Leaving Cert timetable extended two days to accommodate new subjects
Two more days are being added to the end of the Leaving Cert written exam timetable from next year, as the number of subjects grows.
The exams will start, as usual, on the Wednesday after the June Bank Holiday, but will now extend over 15 days, bringing them into a fourth week at the end of the month.
In 2019, the additional days will be Monday, June 24, and Tuesday, June 25, with exams in seven subjects over those two days.
As a result, exams in Italian, Russian, Classical Studies/Latin and Technology will move to June 24, and, on the morning of June 25, students will be in the halls for Arabic, Japanese, and Politics and Society.
The aim is to eliminate clashes as much as possible in the already crowded timetable as an additional three subjects come on-stream.
One new subject, Politics and Society, was added for the first time this year and there was controversy over its timing. It was included as one of three exams being held on a single day, and it meant some students had a marathon sitting to complete all three.
Physical Education and Computer Science will be examined for the first time in 2020.
The Department of Education said there had been a particular focus on ensuring there was only a minimal chance that a candidate would have to take three exams on one day, but that it was "not possible to guarantee that a situation will not arise which will require a student to undertake three examinations on one day in 2019 or in a future year".
Announcing the change, Education Minister Joe McHugh said it was "about trying to ease pressure".
National Association of Principals and Deputy Principals director Clive Byrne welcomed it as a small step in terms of "wider necessary Leaving Cert reforms, with the interests of the students at heart".
Separately, Mr McHugh confirmed plans to slow down the pace of reforms at primary level by putting back the introduction of a new maths curriculum, as well as allowing for consultations on timing of further changes to school admissions rules.
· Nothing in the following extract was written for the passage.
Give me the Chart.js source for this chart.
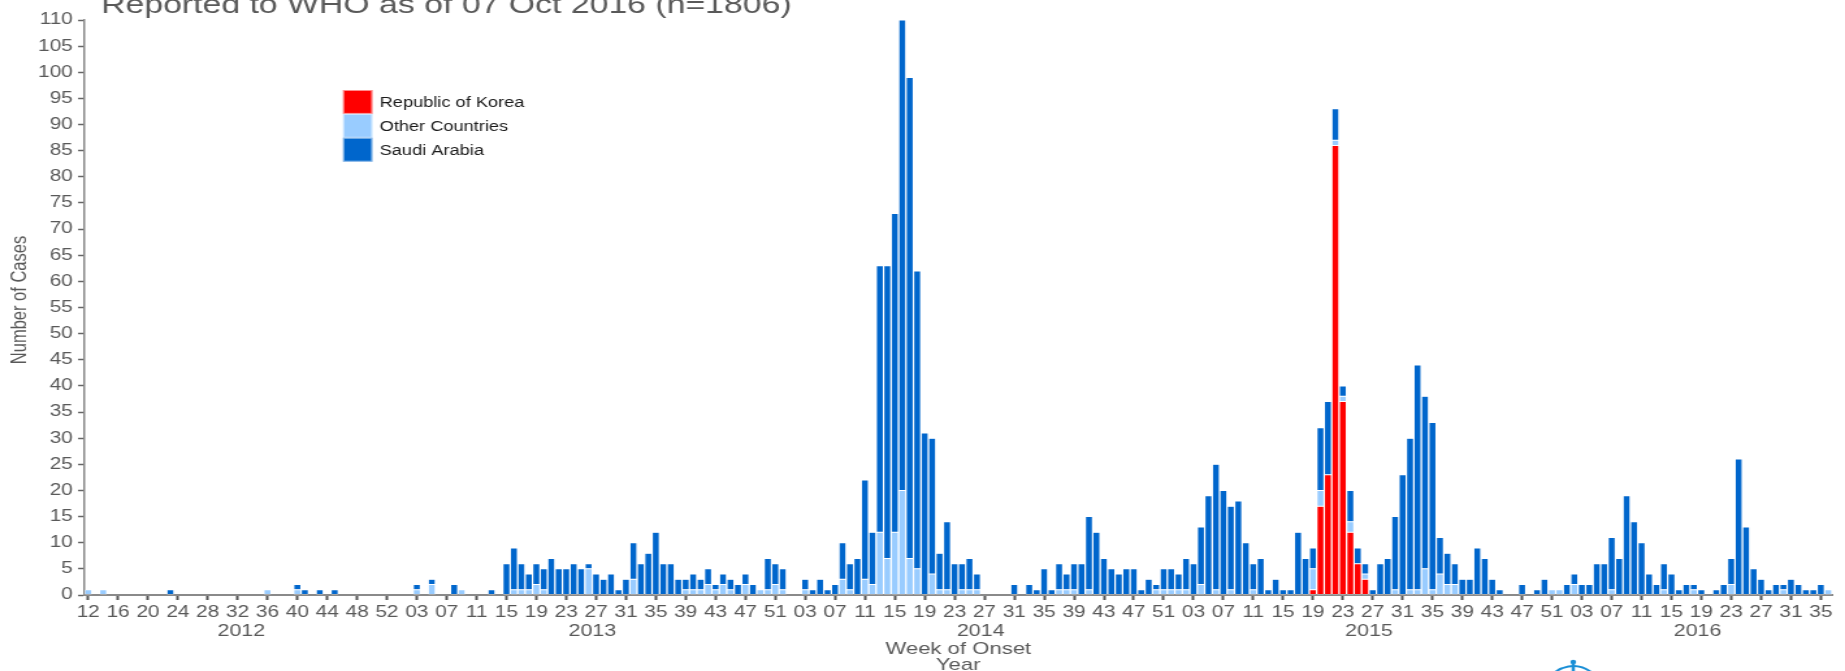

The move reflects concerns voiced by the curriculum advisory body, the NCCA, and teachers' organisations about initiative overload.
Mr McHugh is delaying the consultation process on a proposed new maths curriculum from 2019 to 2020, which in turn will delay implementation, which been scheduled for the 2021/22 year. It will also allow the new maths curriculum to align with the agreed directions of a proposed new primary curriculum.
On admissions, some reforms have been implemented, but Mr McHugh will engage with the education partners in the coming weeks and consult with them on drawing up timelines for further changes.
Changes yet to be implemented include a 25pc limit on the number of children or grandchildren of past pupils a school may enrol, and a ban on waiting lists.